#### Collected material:
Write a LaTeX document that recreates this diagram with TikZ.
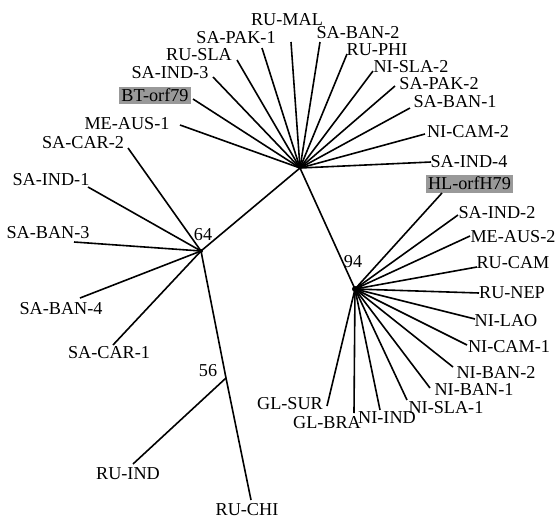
\documentclass[tikz,border=0pt]{standalone}
\usepackage{fontspec}
\setmainfont{Liberation Serif}
\begin{document}
\begin{tikzpicture}[x=1pt,y=-1pt,
  lbl/.style={inner sep=0pt,font=\fontsize{18.2}{20}\selectfont},
  hl/.style={lbl,fill=black!40,inner xsep=2pt,inner ysep=2.5pt},
  br/.style={line width=1.6pt,black},
  hubdot/.style={circle,fill=black,inner sep=0pt,minimum size=5pt}]
\useasboundingbox (0,0) rectangle (558,520);
% hubs
\node[hubdot,minimum size=3pt] (A) at (300,168) {};
\node[hubdot,minimum size=4pt] (B) at (201,251) {};
\node[hubdot,minimum size=6pt] (C) at (355,289) {};
\coordinate (D) at (226,378);
% bootstrap values
\node[lbl] (v64) at (203,235) {64};
\node[lbl] (v94) at (353,262) {94};
\node[lbl] (v56) at (208,371) {56};
% internal branches
\draw[br] (A.center) -- (B.center);
\draw[br] (A.center) -- (C.center);
\draw[br] (B.center) -- (D);
% --- clade at B
\node[lbl] (sacar2) at (83,143) {SA-CAR-2};   \coordinate (esacar2) at (128,148);
\node[lbl] (saind1) at (51,180) {SA-IND-1};   \coordinate (esaind1) at (88,187);
\node[lbl] (saban3) at (48,233) {SA-BAN-3};   \coordinate (esaban3) at (74,242);
\node[lbl] (saban4) at (61,309) {SA-BAN-4};   \coordinate (esaban4) at (80,298);
\node[lbl] (sacar1) at (109,353) {SA-CAR-1};  \coordinate (esacar1) at (113,345);
\foreach \e in {esacar2,esaind1,esaban3,esaban4,esacar1} \draw[br] (B.center) -- (\e);
% --- at D
\node[lbl] (ruind) at (128,474) {RU-IND};  \coordinate (eruind) at (133,464);
\node[lbl] (ruchi) at (247,510) {RU-CHI};  \coordinate (eruchi) at (251,500);
\draw[br] (D) -- (eruind);
\draw[br] (D) -- (eruchi);
% --- star at A
\node[lbl] (meaus1) at (127,124) {ME-AUS-1}; \coordinate (emeaus1) at (180,125);
\node[hl]  (bt) at (155,95.5) {BT-orf79};    \coordinate (ebt) at (193,99);
\node[lbl] (saind3) at (170,73) {SA-IND-3};  \coordinate (esaind3) at (213,77);
\node[lbl] (rusla) at (199,55) {RU-SLA};     \coordinate (erusla) at (237,60);
\node[lbl] (sapak1) at (236,38) {SA-PAK-1};  \coordinate (esapak1) at (262,48);
\node[lbl] (rumal) at (287,20) {RU-MAL};     \coordinate (erumal) at (291,42);
\node[lbl] (saban2) at (358,33) {SA-BAN-2};  \coordinate (esaban2) at (320,42);
\node[lbl] (ruphi) at (377,50) {RU-PHI};     \coordinate (eruphi) at (347,54);
\node[lbl] (nisla2) at (411,67) {NI-SLA-2};  \coordinate (enisla2) at (373,71);
\node[lbl] (sapak2) at (439,84) {SA-PAK-2};  \coordinate (esapak2) at (395,86);
\node[lbl] (saban1) at (455,102) {SA-BAN-1}; \coordinate (esaban1) at (410,108);
\node[lbl] (nicam2) at (468,132) {NI-CAM-2}; \coordinate (enicam2) at (425,134);
\node[lbl] (saind4) at (469,162) {SA-IND-4}; \coordinate (esaind4) at (431,162);
\foreach \e in {emeaus1,ebt,esaind3,erusla,esapak1,erumal,esaban2,eruphi,enisla2,esapak2,esaban1,enicam2,esaind4}
  \draw[br] (A.center) -- (\e);
% --- star at C
\node[hl]  (hl) at (469.5,183.5) {HL-orfH79}; \coordinate (ehl) at (442,193);
\node[lbl] (saind2) at (497,213) {SA-IND-2};  \coordinate (esaind2) at (458,215);
\node[lbl] (meaus2) at (513,237) {ME-AUS-2};  \coordinate (emeaus2) at (470,236);
\node[lbl] (rucam) at (513,263) {RU-CAM};     \coordinate (erucam) at (477,267);
\node[lbl] (runep) at (512,293) {RU-NEP};     \coordinate (erunep) at (479,293);
\node[lbl] (nilao) at (506,321) {NI-LAO};     \coordinate (enilao) at (475,319);
\node[lbl] (nicam1) at (509,347) {NI-CAM-1};  \coordinate (enicam1) at (467,345);
\node[lbl] (niban2) at (496,372) {NI-BAN-2};  \coordinate (eniban2) at (453,367);
\node[lbl] (niban1) at (474,390) {NI-BAN-1};  \coordinate (eniban1) at (430,388);
\node[lbl] (nisla1) at (446,408) {NI-SLA-1};  \coordinate (enisla1) at (407,400);
\node[lbl] (niind) at (387,418) {NI-IND};     \coordinate (eniind) at (380,410);
\node[lbl] (glbra) at (327,423) {GL-BRA};     \coordinate (eglbra) at (354,413);
\node[lbl] (glsur) at (290,404) {GL-SUR};     \coordinate (eglsur) at (327,406);
\foreach \e in {ehl,esaind2,emeaus2,erucam,erunep,enilao,enicam1,eniban2,eniban1,enisla1,eniind,eglbra,eglsur}
  \draw[br] (C.center) -- (\e);
\end{tikzpicture}
\end{document}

#### Given request:
From the material above, reproduce everything verbatim except the pictures.

#### Exercise result:
Write a LaTeX document that recreates this diagram with TikZ.
\documentclass[tikz,border=0pt]{standalone}
\usepackage{fontspec}
\setmainfont{Liberation Serif}
\begin{document}
\begin{tikzpicture}[x=1pt,y=-1pt,
  lbl/.style={inner sep=0pt,font=\fontsize{18.2}{20}\selectfont},
  hl/.style={lbl,fill=black!40,inner xsep=2pt,inner ysep=2.5pt},
  br/.style={line width=1.6pt,black},
  hubdot/.style={circle,fill=black,inner sep=0pt,minimum size=5pt}]
\useasboundingbox (0,0) rectangle (558,520);
% hubs
\node[hubdot,minimum size=3pt] (A) at (300,168) {};
\node[hubdot,minimum size=4pt] (B) at (201,251) {};
\node[hubdot,minimum size=6pt] (C) at (355,289) {};
\coordinate (D) at (226,378);
% bootstrap values
\node[lbl] (v64) at (203,235) {64};
\node[lbl] (v94) at (353,262) {94};
\node[lbl] (v56) at (208,371) {56};
% internal branches
\draw[br] (A.center) -- (B.center);
\draw[br] (A.center) -- (C.center);
\draw[br] (B.center) -- (D);
% --- clade at B
\node[lbl] (sacar2) at (83,143) {SA-CAR-2};   \coordinate (esacar2) at (128,148);
\node[lbl] (saind1) at (51,180) {SA-IND-1};   \coordinate (esaind1) at (88,187);
\node[lbl] (saban3) at (48,233) {SA-BAN-3};   \coordinate (esaban3) at (74,242);
\node[lbl] (saban4) at (61,309) {SA-BAN-4};   \coordinate (esaban4) at (80,298);
\node[lbl] (sacar1) at (109,353) {SA-CAR-1};  \coordinate (esacar1) at (113,345);
\foreach \e in {esacar2,esaind1,esaban3,esaban4,esacar1} \draw[br] (B.center) -- (\e);
% --- at D
\node[lbl] (ruind) at (128,474) {RU-IND};  \coordinate (eruind) at (133,464);
\node[lbl] (ruchi) at (247,510) {RU-CHI};  \coordinate (eruchi) at (251,500);
\draw[br] (D) -- (eruind);
\draw[br] (D) -- (eruchi);
% --- star at A
\node[lbl] (meaus1) at (127,124) {ME-AUS-1}; \coordinate (emeaus1) at (180,125);
\node[hl]  (bt) at (155,95.5) {BT-orf79};    \coordinate (ebt) at (193,99);
\node[lbl] (saind3) at (170,73) {SA-IND-3};  \coordinate (esaind3) at (213,77);
\node[lbl] (rusla) at (199,55) {RU-SLA};     \coordinate (erusla) at (237,60);
\node[lbl] (sapak1) at (236,38) {SA-PAK-1};  \coordinate (esapak1) at (262,48);
\node[lbl] (rumal) at (287,20) {RU-MAL};     \coordinate (erumal) at (291,42);
\node[lbl] (saban2) at (358,33) {SA-BAN-2};  \coordinate (esaban2) at (320,42);
\node[lbl] (ruphi) at (377,50) {RU-PHI};     \coordinate (eruphi) at (347,54);
\node[lbl] (nisla2) at (411,67) {NI-SLA-2};  \coordinate (enisla2) at (373,71);
\node[lbl] (sapak2) at (439,84) {SA-PAK-2};  \coordinate (esapak2) at (395,86);
\node[lbl] (saban1) at (455,102) {SA-BAN-1}; \coordinate (esaban1) at (410,108);
\node[lbl] (nicam2) at (468,132) {NI-CAM-2}; \coordinate (enicam2) at (425,134);
\node[lbl] (saind4) at (469,162) {SA-IND-4}; \coordinate (esaind4) at (431,162);
\foreach \e in {emeaus1,ebt,esaind3,erusla,esapak1,erumal,esaban2,eruphi,enisla2,esapak2,esaban1,enicam2,esaind4}
  \draw[br] (A.center) -- (\e);
% --- star at C
\node[hl]  (hl) at (469.5,183.5) {HL-orfH79}; \coordinate (ehl) at (442,193);
\node[lbl] (saind2) at (497,213) {SA-IND-2};  \coordinate (esaind2) at (458,215);
\node[lbl] (meaus2) at (513,237) {ME-AUS-2};  \coordinate (emeaus2) at (470,236);
\node[lbl] (rucam) at (513,263) {RU-CAM};     \coordinate (erucam) at (477,267);
\node[lbl] (runep) at (512,293) {RU-NEP};     \coordinate (erunep) at (479,293);
\node[lbl] (nilao) at (506,321) {NI-LAO};     \coordinate (enilao) at (475,319);
\node[lbl] (nicam1) at (509,347) {NI-CAM-1};  \coordinate (enicam1) at (467,345);
\node[lbl] (niban2) at (496,372) {NI-BAN-2};  \coordinate (eniban2) at (453,367);
\node[lbl] (niban1) at (474,390) {NI-BAN-1};  \coordinate (eniban1) at (430,388);
\node[lbl] (nisla1) at (446,408) {NI-SLA-1};  \coordinate (enisla1) at (407,400);
\node[lbl] (niind) at (387,418) {NI-IND};     \coordinate (eniind) at (380,410);
\node[lbl] (glbra) at (327,423) {GL-BRA};     \coordinate (eglbra) at (354,413);
\node[lbl] (glsur) at (290,404) {GL-SUR};     \coordinate (eglsur) at (327,406);
\foreach \e in {ehl,esaind2,emeaus2,erucam,erunep,enilao,enicam1,eniban2,eniban1,enisla1,eniind,eglbra,eglsur}
  \draw[br] (C.center) -- (\e);
\end{tikzpicture}
\end{document}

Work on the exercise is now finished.